The Immortal Story was the first film directed by Welles in colour, and had originally been intended to be shown on French television until international interest decreed it be released to cinemas around the world. Even so, it is probably the least known of Welles's works, and running at just an hour long it's tempting to judge it as his least substantial, but there were interesting aspects to the narrative, based on a story by Isak Dinesin (a pseudonym for Karen Blixen), that proved worth paying attention to. Yes, it featured another of this filmmaker's powerful men heading for a fall, but it was the nature of storytelling that most concerned him here.

What happens is that Levinsky mentions he has heard an old seadog's tale of a sailor who, when on shore leave, was invited to spend the night with the wife of a rich merchant because the old man couldn't satisfy her himself, but Clay has heard it too and us dismayed to learn that it might well have been made up. Thus it starts an obsession in his mind where he determines to ensure the tale has basis in truth, and the only way he can do that is to recreate the circumstances of what even in the context of the film is a slight and flimsy yarn. Clay is not married, so hires the daughter of his old business partner who he drove to suicide as a stand in.

She is Virginie (Jeanne Moreau, aged forty so failing to convince as a seventeen-year-old), and feels she can get the upper hand on Clay if she exposes his corruption by going along with his scheme. Now they need a sailor, and British sitcom fans of the seventies will be pleased to see Norman Eshley, the neighbour of George and Mildred, in that role even if he is hopelessly dour for the duration. But the sailor has a story of his own to tell, one of tragedy and loss, which finally confounds the millionaire's designs on manufacturing a new truth, as after all, so many people will have heard the story second hand that they wouldn't believe the sailor even if it did indeed happen to him.

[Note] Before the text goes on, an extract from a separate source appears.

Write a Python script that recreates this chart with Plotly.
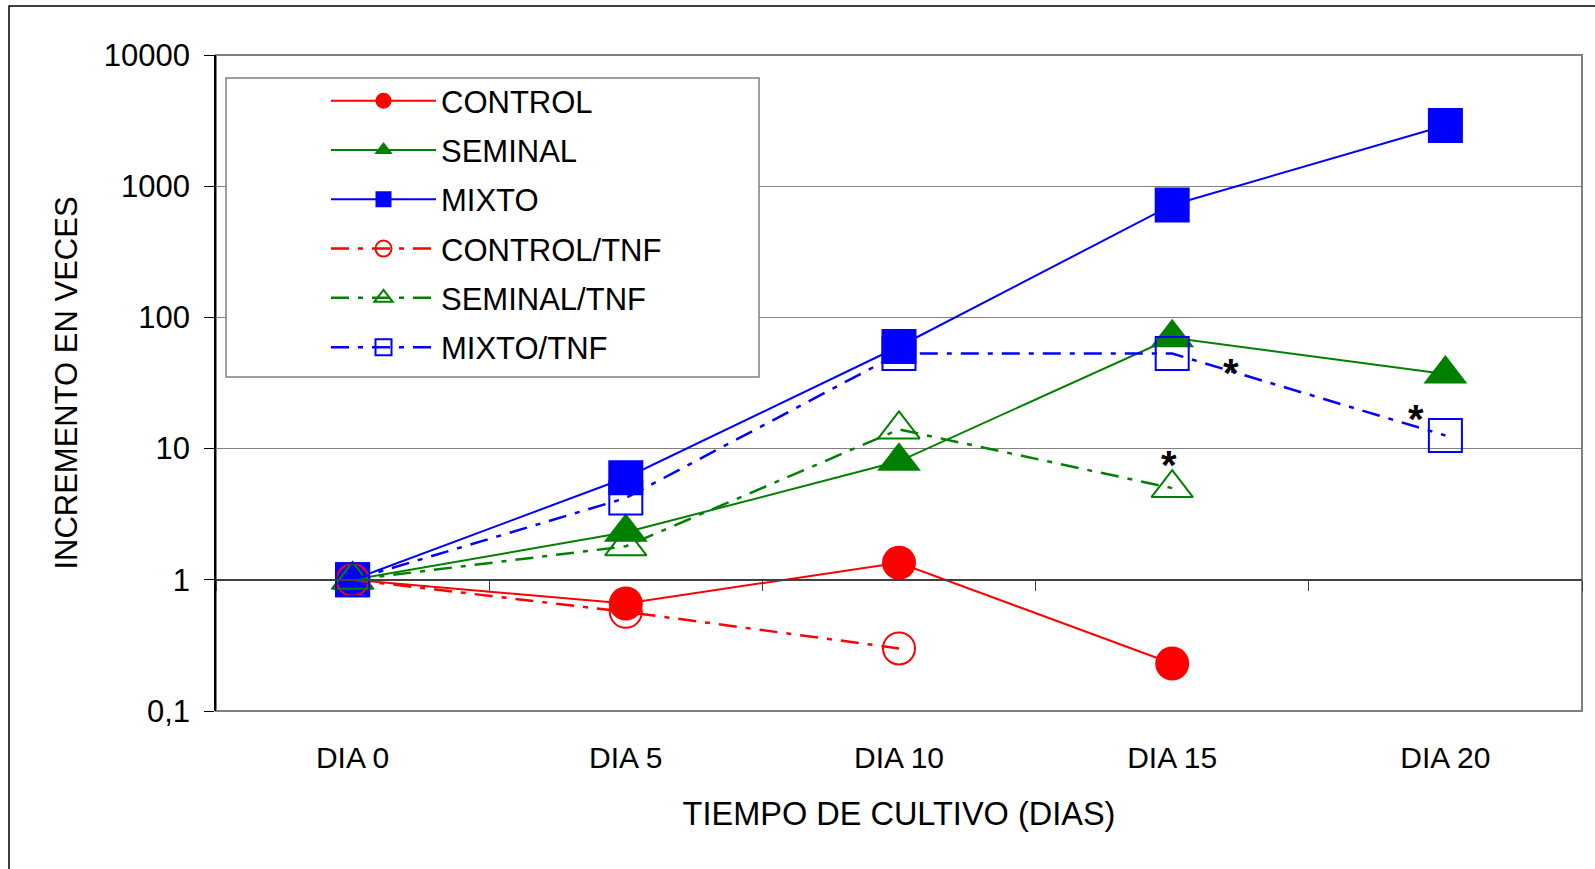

There's certainly a very literary sense to The Immortal Story, which is fitting as you recognise the mechanics of the perpetuation of stories is what preoccupies it, but the lightweight nature of the myth in the centre of the film translates to the surroundings as well. It's also very humourless, and for a trickster's view of its subject that does not do it any favours, but to compensate for that lack of a twinkle in its eye the photography is sumptuous in spite of being shot on an obviously low budget. Welles shows his love of raiding the dressing up box again to conceal his features under yet another old man guise, which might be seen as odd as he was no spring chicken when he made this. As an examination of how one man's truth is another man's fanciful invention, this is not bad, but reports that Welles was planning to film the poodle in the microwave or the pet snake that measures its victims while they sleep are unfounded. Music chosen from Erik Satie.